Alexander also outlined funding he has helped secure for Clarksville and Fort Campbell, adding up to nearly $350 million over the past 6 years. The projects include:
• $630,000 for a Chapel Center at Fort Campbell.
o Currently, Fort Campbell only has one-third the number of chapels they require and three of the current chapels are 65-year-old temporary wooden buildings.
o The new chapel facility would help support the 72 chaplains who perform 17 religious services weekly in conjunction with other regular weekly programs.
• $10 million for the School-Aged Services Center at Fort Campbell.
o This facility will provide before and after school care for children of our military families during the duty day.
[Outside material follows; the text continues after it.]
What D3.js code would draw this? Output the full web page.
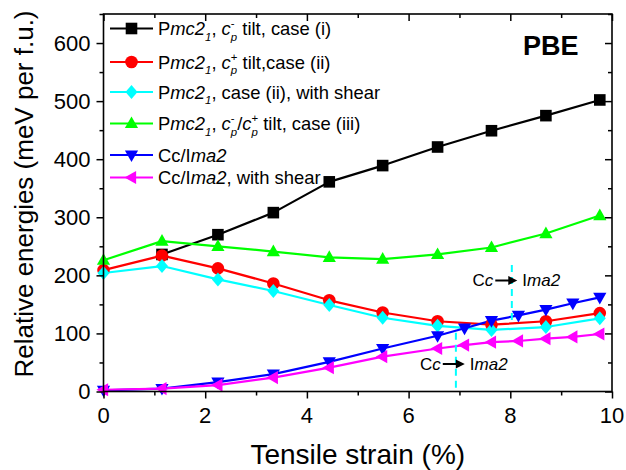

o It supports troop readiness by reducing lost duty time due to conflict between parent responsibilities and unit mission requirements.
o At present, Fort Campbell’s requirement is being met by sharing space in a Youth Center and using gyms and cafeterias of five elementary schools after school has been dismissed.
• $2.2 million at Fort Campbell for the development and research of zero energy homes.
o This project will apply energy production and conservation technologies to the construction of a new development at Fort Campbell. (FY08)
• $28 million for privatized base housing
o Will improve the quality of life for the military personnel and families at Fort Campbell.
o Will increase the efficiency of base housing construction and maintenance which will result in cost savings for the Department of Defense. (FY06)
• $8.3 million for Fort Campbell’s main gate access point
o Will provide greater force protection and meet the Defense Department’s new anti-terrorism force protection standards.
o Funding will be used to replace the existing main gate access control point, and improve access for soldiers and civilians arriving or exiting the installation. (FY06)
• $203 million for Fort Campbell to complete eight military construction projects.
o $30 million will be used to build new group operations complex for the 5th Special Forces Group.
o $117 million to construct new barracks facilities.
o $10.3 million to continue construction on a combined arms collective training facility.
• $4 million for Clarksville & Montgomery County Schools to absorb the children of new soldiers attached to Fort Campbell.
o This funding was secured in the FY05 Defense Authorization bill.
• $10 million to construct the Wings of Liberty Military Museum at Fort Campbell, Kentucky.
o The new 80,000 square foot facility will allow for the display of artifacts ranging from World War II D-Day invasion of Normandy to more recent operation in Bosnia, Kuwait and Iraq.
• $70.6 million for Fort Campbell to fund the construction of an airfield vehicle support facility, a standard design barracks and operations complex (phase I), a command and control facility, a shoot house, and aquatic training facility.
o The barracks will hold all of the soldiers in the 5th Special Forces Group at Fort Campbell.
o The command and control facility will house the Division staff and include administrative space, a conference room, intelligence centers, and an emergency operations center.
In addition, Alexander outlined Tennessee provisions that he secured in the 2005 Highway Bill, including:
• $4 million to construct a wall along Highway 41A
o Serves as a protection barrier for Fort Campbell, Montgomery County.
• $2.2 million to develop intelligent transportation signs at Fort Campbell access points in Montgomery County.
o These signs provide up to date information, including base gate closures and direction in the event of an evacuation.
• $2.72 million to construct a westbound bypass from Zinc Plant Road to Dotonsville Road in Montgomery County.
Alexander is a member of the Senate Appropriations Committee, as well as the Senate Committee on Environment and Public Works that has jurisdiction over the highway bill.